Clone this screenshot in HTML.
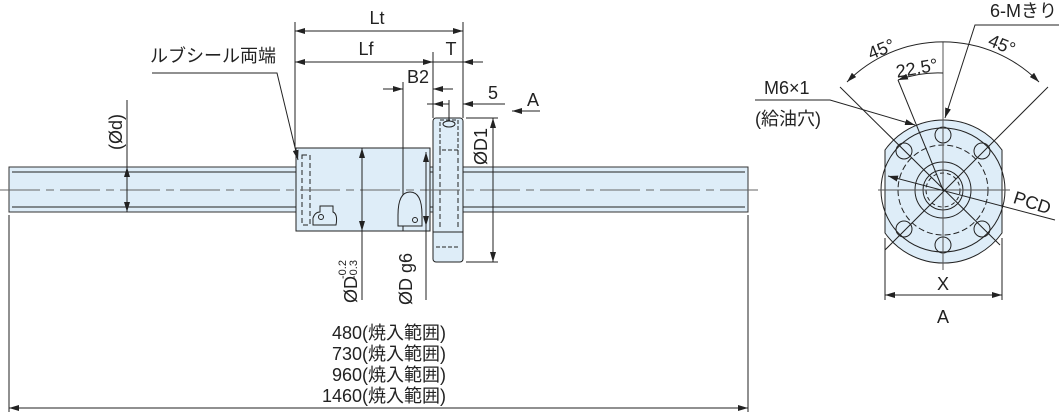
<!DOCTYPE html>
<html><head><meta charset="utf-8"><style>
body{margin:0;background:#fff;}
svg{display:block;font-family:"Liberation Sans","Noto Sans CJK JP",sans-serif;}
</style></head><body>
<svg width="1059" height="414" viewBox="0 0 1059 414" xmlns="http://www.w3.org/2000/svg">
<defs>
<marker id="a" viewBox="0 0 10 6" refX="10" refY="3" markerWidth="10" markerHeight="6" orient="auto-start-reverse" markerUnits="userSpaceOnUse"><path d="M0,0L10,3L0,6z" fill="#222"/></marker>
</defs>
<g stroke="#222" stroke-width="1" fill="none">
<rect x="9" y="167" width="739" height="45" fill="#deedf8" stroke="#333"/>
<line x1="12" y1="172" x2="745" y2="172"/>
<line x1="12" y1="207" x2="745" y2="207"/>
<rect x="296" y="148" width="134" height="83" fill="#deedf8"/>
<line x1="403" y1="148" x2="403" y2="231"/>
<rect x="302" y="155" width="8" height="70" stroke-dasharray="5,3"/>
<rect x="433" y="118" width="30" height="144" rx="3" fill="#deedf8"/>
<rect x="440" y="120" width="18" height="30" stroke-dasharray="4,2"/>
<ellipse cx="449" cy="124" rx="6" ry="3"/>
<line x1="440" y1="150" x2="440" y2="228" stroke-dasharray="5,3"/>
<line x1="458" y1="150" x2="458" y2="228" stroke-dasharray="5,3"/>
<line x1="433" y1="232" x2="463" y2="232"/>
<line x1="436" y1="247" x2="460" y2="247" stroke-dasharray="4,2"/>
<path d="M313,225 L313,218 Q315,212 320,212 L320,206 L333,206 L333,212 Q338,214 336,225 Z" fill="#deedf8"/>
<circle cx="321" cy="217" r="2.5"/>
<path d="M398,226 L398,215 Q398,192 410,192 Q422,192 422,215 L422,226 Z" fill="#deedf8"/>
<circle cx="415" cy="220" r="2.5"/>
<line x1="0" y1="190" x2="758" y2="190" stroke="#666" stroke-dasharray="40,6,8,6"/>
<line x1="295" y1="22" x2="295" y2="148"/>
<line x1="463" y1="22" x2="463" y2="118"/>
<line x1="433" y1="52" x2="433" y2="118"/>
<line x1="403" y1="82" x2="403" y2="148"/>
<line x1="9" y1="215" x2="9" y2="412"/>
<line x1="748" y1="215" x2="748" y2="412"/>
<line x1="295" y1="31" x2="463" y2="31" marker-start="url(#a)" marker-end="url(#a)"/>
<line x1="295" y1="62" x2="433" y2="62" marker-start="url(#a)" marker-end="url(#a)"/>
<line x1="433" y1="62" x2="463" y2="62"/>
<line x1="463" y1="62" x2="483" y2="62" marker-start="url(#a)"/>
<line x1="383" y1="89" x2="403" y2="89" marker-end="url(#a)"/>
<line x1="433" y1="89" x2="453" y2="89" marker-start="url(#a)"/>
<line x1="427" y1="104" x2="448" y2="104"/>
<line x1="449" y1="100" x2="449" y2="120"/>
<line x1="433" y1="104" x2="449" y2="104" marker-start="url(#a)"/>
<line x1="463" y1="104" x2="505" y2="104" marker-start="url(#a)"/>
<line x1="512" y1="111" x2="540" y2="111" marker-start="url(#a)"/>
<line x1="466" y1="118" x2="498" y2="118"/>
<line x1="466" y1="262" x2="498" y2="262"/>
<line x1="493" y1="118" x2="493" y2="262" marker-start="url(#a)" marker-end="url(#a)"/>
<line x1="362" y1="148" x2="362" y2="300" marker-start="url(#a)"/>
<line x1="362" y1="148" x2="362" y2="231" marker-end="url(#a)"/>
<line x1="426" y1="152" x2="426" y2="300" marker-start="url(#a)"/>
<line x1="426" y1="152" x2="426" y2="226" marker-end="url(#a)"/>
<line x1="127" y1="100" x2="127" y2="167" />
<line x1="127" y1="190" x2="127" y2="167" marker-end="url(#a)"/>
<line x1="127" y1="190" x2="127" y2="212" marker-end="url(#a)"/>
<line x1="9" y1="408" x2="748" y2="408" marker-start="url(#a)" marker-end="url(#a)"/>
<polyline points="152,73 277,73 298,160" marker-end="url(#a)"/>
</g>
<g fill="#222" font-size="18">
<text x="377" y="24" text-anchor="middle">Lt</text>
<text x="366" y="55" text-anchor="middle">Lf</text>
<text x="451" y="55" text-anchor="middle">T</text>
<text x="418" y="83" text-anchor="middle">B2</text>
<text x="493" y="99" text-anchor="middle">5</text>
<text x="533" y="106" text-anchor="middle">A</text>
<text x="150" y="62">ルブシール両端</text>
<text transform="translate(122,150) rotate(-90)">(Ød)</text>
<text transform="translate(487,165) rotate(-90)">ØD1</text>
<text transform="translate(357,303) rotate(-90)">ØD</text>
<text transform="translate(346,279) rotate(-90)" font-size="11">-0.2</text>
<text transform="translate(357,279) rotate(-90)" font-size="11">-0.3</text>
<text transform="translate(412,305) rotate(-90)">ØD g6</text>
<text x="446" y="339" text-anchor="end">480(焼入範囲)</text>
<text x="446" y="360" text-anchor="end">730(焼入範囲)</text>
<text x="446" y="381" text-anchor="end">960(焼入範囲)</text>
<text x="446" y="402" text-anchor="end">1460(焼入範囲)</text>
</g>
<g stroke="#222" stroke-width="1" fill="none">
<path d="M885,150 A72,72 0 0 1 1002,150 L1002,233 A72,72 0 0 1 885,233 Z" fill="#deedf8"/>
<circle cx="943" cy="190" r="62"/>
<circle cx="943" cy="190" r="45" stroke-dasharray="6,3"/>
<circle cx="943" cy="190" r="28"/>
<circle cx="943" cy="190" r="20"/>
<circle cx="943" cy="190" r="17" stroke-dasharray="4,3"/>
<circle cx="943" cy="135" r="8"/>
<circle cx="943" cy="245" r="8"/>
<circle cx="904" cy="151" r="8"/>
<circle cx="982" cy="151" r="8"/>
<circle cx="904" cy="229" r="8"/>
<circle cx="982" cy="229" r="8"/>
<line x1="878" y1="190" x2="1010" y2="190" stroke="#555"/>
<line x1="943" y1="42" x2="943" y2="270" stroke="#555"/>
<line x1="840" y1="87" x2="1000" y2="245"/>
<line x1="1048" y1="87" x2="885" y2="250"/>
<line x1="898" y1="80" x2="943" y2="190"/>
<path d="M847,82 A135,135 0 0 1 1039,82" marker-start="url(#a)" marker-end="url(#a)"/>
<path d="M898,80 A115,115 0 0 1 943,73" marker-start="url(#a)"/>
<polyline points="1059,25 975,25 945,118" marker-end="url(#a)"/>
<polyline points="755,100 830,100 915,125" marker-end="url(#a)"/>
<line x1="1055" y1="220" x2="888" y2="176" marker-end="url(#a)"/>
<line x1="885" y1="238" x2="885" y2="300"/>
<line x1="1002" y1="238" x2="1002" y2="300"/>
<line x1="885" y1="295" x2="1002" y2="295" marker-start="url(#a)" marker-end="url(#a)"/>
</g>
<g fill="#222" font-size="18">
<text x="990" y="17">6-Mきり</text>
<text x="868" y="55" transform="rotate(-22 882 50)">45°</text>
<text x="988" y="50" transform="rotate(22 1000 45)">45°</text>
<text x="896" y="75" transform="rotate(-10 912 70)">22.5°</text>
<text x="764" y="94">M6×1</text>
<text x="755" y="125">(給油穴)</text>
<text x="1014" y="208" transform="rotate(18 1030 200)">PCD</text>
<text x="943" y="290" text-anchor="middle">X</text>
<text x="943" y="323" text-anchor="middle">A</text>
</g>
</svg>
</body></html>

--

> [Challenge]: Without the pictures, transcribe the listing above exactly.

> [Answer to the problem]:
Clone this screenshot in HTML.
<!DOCTYPE html>
<html><head><meta charset="utf-8"><style>
body{margin:0;background:#fff;}
svg{display:block;font-family:"Liberation Sans","Noto Sans CJK JP",sans-serif;}
</style></head><body>
<svg width="1059" height="414" viewBox="0 0 1059 414" xmlns="http://www.w3.org/2000/svg">
<defs>
<marker id="a" viewBox="0 0 10 6" refX="10" refY="3" markerWidth="10" markerHeight="6" orient="auto-start-reverse" markerUnits="userSpaceOnUse"><path d="M0,0L10,3L0,6z" fill="#222"/></marker>
</defs>
<g stroke="#222" stroke-width="1" fill="none">
<rect x="9" y="167" width="739" height="45" fill="#deedf8" stroke="#333"/>
<line x1="12" y1="172" x2="745" y2="172"/>
<line x1="12" y1="207" x2="745" y2="207"/>
<rect x="296" y="148" width="134" height="83" fill="#deedf8"/>
<line x1="403" y1="148" x2="403" y2="231"/>
<rect x="302" y="155" width="8" height="70" stroke-dasharray="5,3"/>
<rect x="433" y="118" width="30" height="144" rx="3" fill="#deedf8"/>
<rect x="440" y="120" width="18" height="30" stroke-dasharray="4,2"/>
<ellipse cx="449" cy="124" rx="6" ry="3"/>
<line x1="440" y1="150" x2="440" y2="228" stroke-dasharray="5,3"/>
<line x1="458" y1="150" x2="458" y2="228" stroke-dasharray="5,3"/>
<line x1="433" y1="232" x2="463" y2="232"/>
<line x1="436" y1="247" x2="460" y2="247" stroke-dasharray="4,2"/>
<path d="M313,225 L313,218 Q315,212 320,212 L320,206 L333,206 L333,212 Q338,214 336,225 Z" fill="#deedf8"/>
<circle cx="321" cy="217" r="2.5"/>
<path d="M398,226 L398,215 Q398,192 410,192 Q422,192 422,215 L422,226 Z" fill="#deedf8"/>
<circle cx="415" cy="220" r="2.5"/>
<line x1="0" y1="190" x2="758" y2="190" stroke="#666" stroke-dasharray="40,6,8,6"/>
<line x1="295" y1="22" x2="295" y2="148"/>
<line x1="463" y1="22" x2="463" y2="118"/>
<line x1="433" y1="52" x2="433" y2="118"/>
<line x1="403" y1="82" x2="403" y2="148"/>
<line x1="9" y1="215" x2="9" y2="412"/>
<line x1="748" y1="215" x2="748" y2="412"/>
<line x1="295" y1="31" x2="463" y2="31" marker-start="url(#a)" marker-end="url(#a)"/>
<line x1="295" y1="62" x2="433" y2="62" marker-start="url(#a)" marker-end="url(#a)"/>
<line x1="433" y1="62" x2="463" y2="62"/>
<line x1="463" y1="62" x2="483" y2="62" marker-start="url(#a)"/>
<line x1="383" y1="89" x2="403" y2="89" marker-end="url(#a)"/>
<line x1="433" y1="89" x2="453" y2="89" marker-start="url(#a)"/>
<line x1="427" y1="104" x2="448" y2="104"/>
<line x1="449" y1="100" x2="449" y2="120"/>
<line x1="433" y1="104" x2="449" y2="104" marker-start="url(#a)"/>
<line x1="463" y1="104" x2="505" y2="104" marker-start="url(#a)"/>
<line x1="512" y1="111" x2="540" y2="111" marker-start="url(#a)"/>
<line x1="466" y1="118" x2="498" y2="118"/>
<line x1="466" y1="262" x2="498" y2="262"/>
<line x1="493" y1="118" x2="493" y2="262" marker-start="url(#a)" marker-end="url(#a)"/>
<line x1="362" y1="148" x2="362" y2="300" marker-start="url(#a)"/>
<line x1="362" y1="148" x2="362" y2="231" marker-end="url(#a)"/>
<line x1="426" y1="152" x2="426" y2="300" marker-start="url(#a)"/>
<line x1="426" y1="152" x2="426" y2="226" marker-end="url(#a)"/>
<line x1="127" y1="100" x2="127" y2="167" />
<line x1="127" y1="190" x2="127" y2="167" marker-end="url(#a)"/>
<line x1="127" y1="190" x2="127" y2="212" marker-end="url(#a)"/>
<line x1="9" y1="408" x2="748" y2="408" marker-start="url(#a)" marker-end="url(#a)"/>
<polyline points="152,73 277,73 298,160" marker-end="url(#a)"/>
</g>
<g fill="#222" font-size="18">
<text x="377" y="24" text-anchor="middle">Lt</text>
<text x="366" y="55" text-anchor="middle">Lf</text>
<text x="451" y="55" text-anchor="middle">T</text>
<text x="418" y="83" text-anchor="middle">B2</text>
<text x="493" y="99" text-anchor="middle">5</text>
<text x="533" y="106" text-anchor="middle">A</text>
<text x="150" y="62">ルブシール両端</text>
<text transform="translate(122,150) rotate(-90)">(Ød)</text>
<text transform="translate(487,165) rotate(-90)">ØD1</text>
<text transform="translate(357,303) rotate(-90)">ØD</text>
<text transform="translate(346,279) rotate(-90)" font-size="11">-0.2</text>
<text transform="translate(357,279) rotate(-90)" font-size="11">-0.3</text>
<text transform="translate(412,305) rotate(-90)">ØD g6</text>
<text x="446" y="339" text-anchor="end">480(焼入範囲)</text>
<text x="446" y="360" text-anchor="end">730(焼入範囲)</text>
<text x="446" y="381" text-anchor="end">960(焼入範囲)</text>
<text x="446" y="402" text-anchor="end">1460(焼入範囲)</text>
</g>
<g stroke="#222" stroke-width="1" fill="none">
<path d="M885,150 A72,72 0 0 1 1002,150 L1002,233 A72,72 0 0 1 885,233 Z" fill="#deedf8"/>
<circle cx="943" cy="190" r="62"/>
<circle cx="943" cy="190" r="45" stroke-dasharray="6,3"/>
<circle cx="943" cy="190" r="28"/>
<circle cx="943" cy="190" r="20"/>
<circle cx="943" cy="190" r="17" stroke-dasharray="4,3"/>
<circle cx="943" cy="135" r="8"/>
<circle cx="943" cy="245" r="8"/>
<circle cx="904" cy="151" r="8"/>
<circle cx="982" cy="151" r="8"/>
<circle cx="904" cy="229" r="8"/>
<circle cx="982" cy="229" r="8"/>
<line x1="878" y1="190" x2="1010" y2="190" stroke="#555"/>
<line x1="943" y1="42" x2="943" y2="270" stroke="#555"/>
<line x1="840" y1="87" x2="1000" y2="245"/>
<line x1="1048" y1="87" x2="885" y2="250"/>
<line x1="898" y1="80" x2="943" y2="190"/>
<path d="M847,82 A135,135 0 0 1 1039,82" marker-start="url(#a)" marker-end="url(#a)"/>
<path d="M898,80 A115,115 0 0 1 943,73" marker-start="url(#a)"/>
<polyline points="1059,25 975,25 945,118" marker-end="url(#a)"/>
<polyline points="755,100 830,100 915,125" marker-end="url(#a)"/>
<line x1="1055" y1="220" x2="888" y2="176" marker-end="url(#a)"/>
<line x1="885" y1="238" x2="885" y2="300"/>
<line x1="1002" y1="238" x2="1002" y2="300"/>
<line x1="885" y1="295" x2="1002" y2="295" marker-start="url(#a)" marker-end="url(#a)"/>
</g>
<g fill="#222" font-size="18">
<text x="990" y="17">6-Mきり</text>
<text x="868" y="55" transform="rotate(-22 882 50)">45°</text>
<text x="988" y="50" transform="rotate(22 1000 45)">45°</text>
<text x="896" y="75" transform="rotate(-10 912 70)">22.5°</text>
<text x="764" y="94">M6×1</text>
<text x="755" y="125">(給油穴)</text>
<text x="1014" y="208" transform="rotate(18 1030 200)">PCD</text>
<text x="943" y="290" text-anchor="middle">X</text>
<text x="943" y="323" text-anchor="middle">A</text>
</g>
</svg>
</body></html>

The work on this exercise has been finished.